Yesterday was the annual Plunk family reunion, which assures each guest of three things: an abundance of good food, music from the talented Plunk clan, and good ol’ stories. I got to hear a re-play of one of my favorites.
The Plunk presence in Tennessee began in 1824 when Jacob Plunk, his wife, seven sons and one daughter traveled from North Carolina to McNairy County, TN. Also in the pilgrimage was Jacob’s brother, John, his wife, five sons and several daughters. Those Plunk sons each had large families and . . . well, you get the picture. That's a lot of Plunks, and that’s why Mike says that all Plunks are related. They can all be traced back to Jacob or John.
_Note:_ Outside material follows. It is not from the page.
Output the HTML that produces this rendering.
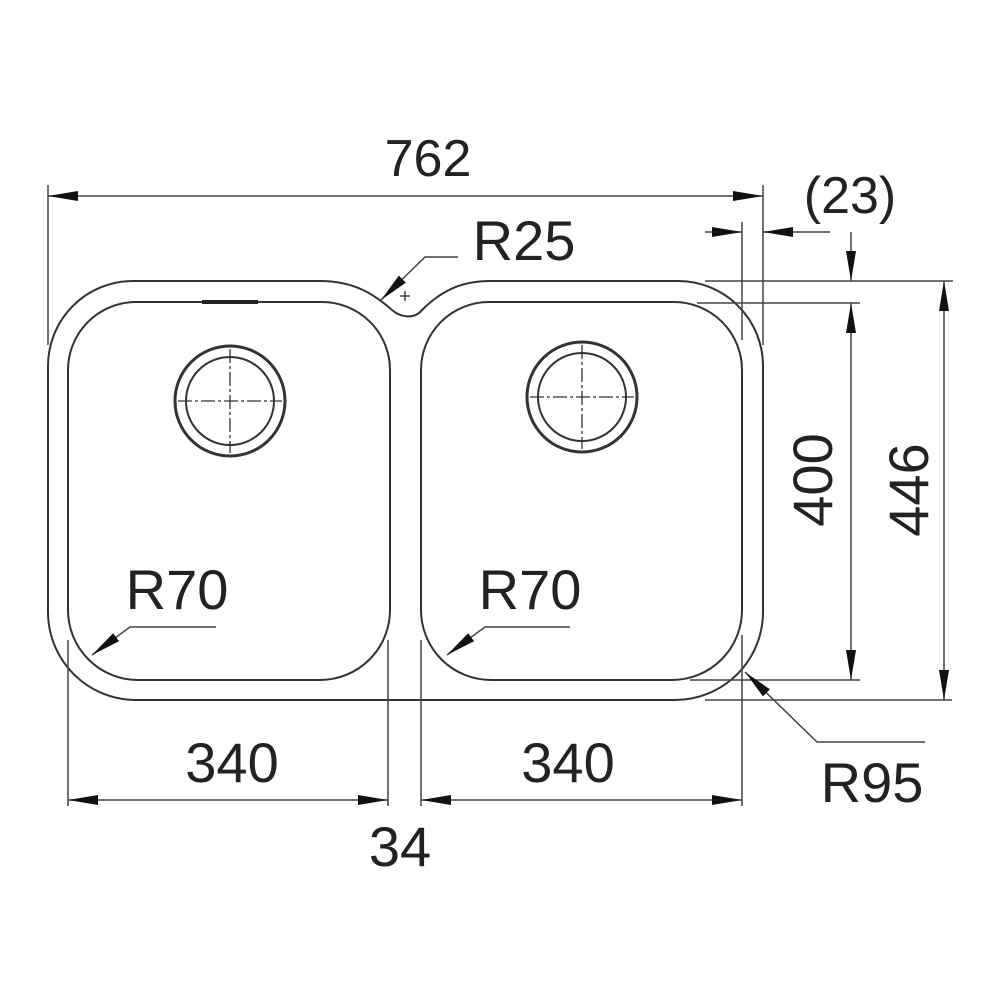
<!DOCTYPE html>
<html><head><style>body{margin:0;background:#fff}svg{display:block}</style></head><body>
<svg width="1000" height="1000" viewBox="0 0 1000 1000" xmlns="http://www.w3.org/2000/svg">
<defs>
<marker id="a" viewBox="0 0 30 10" refX="30" refY="5" markerWidth="30" markerHeight="10" markerUnits="userSpaceOnUse" orient="auto-start-reverse"><path d="M0,0 L30,5 L0,10 Z" fill="#111"/></marker>
</defs>
<g fill="none" stroke="#333" stroke-width="2">
<path d="M48,366 A85,85 0 0 1 133,281 L320,281 C355,281 375,295 392,310 C400,317 414,320 422,310 C440,292 460,281 490,281 L678,281 A85,85 0 0 1 763,366 L763,612 A88,88 0 0 1 675,700 L136,700 A88,88 0 0 1 48,612 Z"/>
<path d="M68,370 A68,68 0 0 1 136,302 L322,302 A68,68 0 0 1 390,370 L390,610 A70,70 0 0 1 320,680 L138,680 A70,70 0 0 1 68,610 Z"/>
<path d="M421,370 A68,68 0 0 1 489,302 L674,302 A68,68 0 0 1 742,370 L742,610 A70,70 0 0 1 672,680 L491,680 A70,70 0 0 1 421,610 Z"/>
<circle cx="230" cy="401" r="55" stroke-width="3"/><circle cx="230" cy="401" r="44"/>
<circle cx="582" cy="397" r="55" stroke-width="3"/><circle cx="582" cy="397" r="44"/>
</g>
<g stroke="#333" stroke-width="1.3" stroke-dasharray="14,3,3,3" fill="none">
<line x1="178" y1="401" x2="282" y2="401"/><line x1="230" y1="349" x2="230" y2="453"/>
<line x1="530" y1="397" x2="634" y2="397"/><line x1="582" y1="345" x2="582" y2="449"/>
</g>
<line x1="202" y1="302" x2="258" y2="302" stroke="#222" stroke-width="4"/>
<g stroke="#444" stroke-width="1.5" fill="none">
<line x1="48" y1="185" x2="48" y2="345"/>
<line x1="763" y1="185" x2="763" y2="345"/>
<line x1="742" y1="222" x2="742" y2="340"/>
<line x1="705" y1="281" x2="953" y2="281"/>
<line x1="697" y1="303" x2="860" y2="303"/>
<line x1="690" y1="680" x2="860" y2="680"/>
<line x1="705" y1="700" x2="952" y2="700"/>
<line x1="68" y1="640" x2="68" y2="806"/>
<line x1="388" y1="640" x2="388" y2="806"/>
<line x1="421" y1="640" x2="421" y2="806"/>
<line x1="742" y1="635" x2="742" y2="806"/>
<line x1="48" y1="196" x2="763" y2="196" marker-start="url(#a)" marker-end="url(#a)"/>
<line x1="705" y1="232" x2="742" y2="232" marker-end="url(#a)"/>
<line x1="830" y1="232" x2="763" y2="232" marker-end="url(#a)"/>
<line x1="851" y1="232" x2="851" y2="281" marker-end="url(#a)"/>
<line x1="851" y1="303" x2="851" y2="680" marker-start="url(#a)" marker-end="url(#a)"/>
<line x1="944" y1="281" x2="944" y2="700" marker-start="url(#a)" marker-end="url(#a)"/>
<line x1="68" y1="800" x2="388" y2="800" marker-start="url(#a)" marker-end="url(#a)"/>
<line x1="421" y1="800" x2="742" y2="800" marker-start="url(#a)" marker-end="url(#a)"/>
<polyline points="458,257 425,257 381,300" marker-end="url(#a)"/>
<polyline points="216,627 130,627 92,655" marker-end="url(#a)"/>
<polyline points="570,627 485,627 447,655" marker-end="url(#a)"/>
<polyline points="925,742 817,742 745,672" marker-end="url(#a)"/>
<line x1="400" y1="296" x2="410" y2="296"/><line x1="405" y1="291" x2="405" y2="301"/>
</g>
<g font-family="Liberation Sans, sans-serif" font-size="56" fill="#222" text-anchor="middle">
<text x="428" y="176" font-size="52">762</text>
<text x="850" y="213" font-size="52">(23)</text>
<text x="524" y="260">R25</text>
<text x="177" y="609">R70</text>
<text x="530" y="609">R70</text>
<text x="232" y="782">340</text>
<text x="568" y="782">340</text>
<text x="400" y="866">34</text>
<text x="872" y="802">R95</text>
<text transform="translate(832,480) rotate(-90)">400</text>
<text transform="translate(928,490) rotate(-90)">446</text>
</g>
</svg>
</body></html>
The reunion Saturday was just for Plunks descended from Mike’s grandfather, David Simpson Plunk, who was the grandson of Jacob’s son, David.
McNairy County is most famous, however, for producing Walking Tall, club-totin’ Sheriff Buford Pusser. The Plunks are twice related to the former sheriff through his mother, Helen Harris Pusser.
The younger Pusser was first police chief of Adamsville, McNairy County, and then elected McNairy County sheriff. The six and a half foot tall Pusser immediately declared a one-man war on the area’s organized crime that ranged from bootlegging and gambling to prostitution. He was relentless and was making a dent in the illegal activities as well as the skulls of some bad guys.
During his campaign against corruption, Pusser survived a bombing of his home and several assassination attempts including an ambush that killed his wife and shot off part of his jaw. In 1974 he died in a mysterious, one-car auto accident. His family and many others believe that his car had been tampered with.
Sheriff Pusser’s story, and fictionalized versions of it, has prompted several books, movies and a brief television series.
Buford was not the first lawman in his family. His father, Carl, had also been the Adamsville police chief.
Roll back to 1937. Newlyweds Hercial (pictured above) and Eloyce Plunk, Mike’s parents, attended a dance in McNairy County, which was Hercial’s home turf although the couple lived in Memphis. During the festivities, Hercial noticed that Carl Pusser was dancing with pretty, young Eloyce, and, in Hercial’s opinion, Carl was holding her a bit too close. Hercial was certainly not a troublemaker, but did strongly hold his opinions. Hercial marched onto the dance floor, separated Carl from Eloyce, and took a swing at Carl that landed solidly. Mike didn’t know until after his father’s death that the crooked pinky finger on his dad’s right hand had been broken on Pusser’s jaw.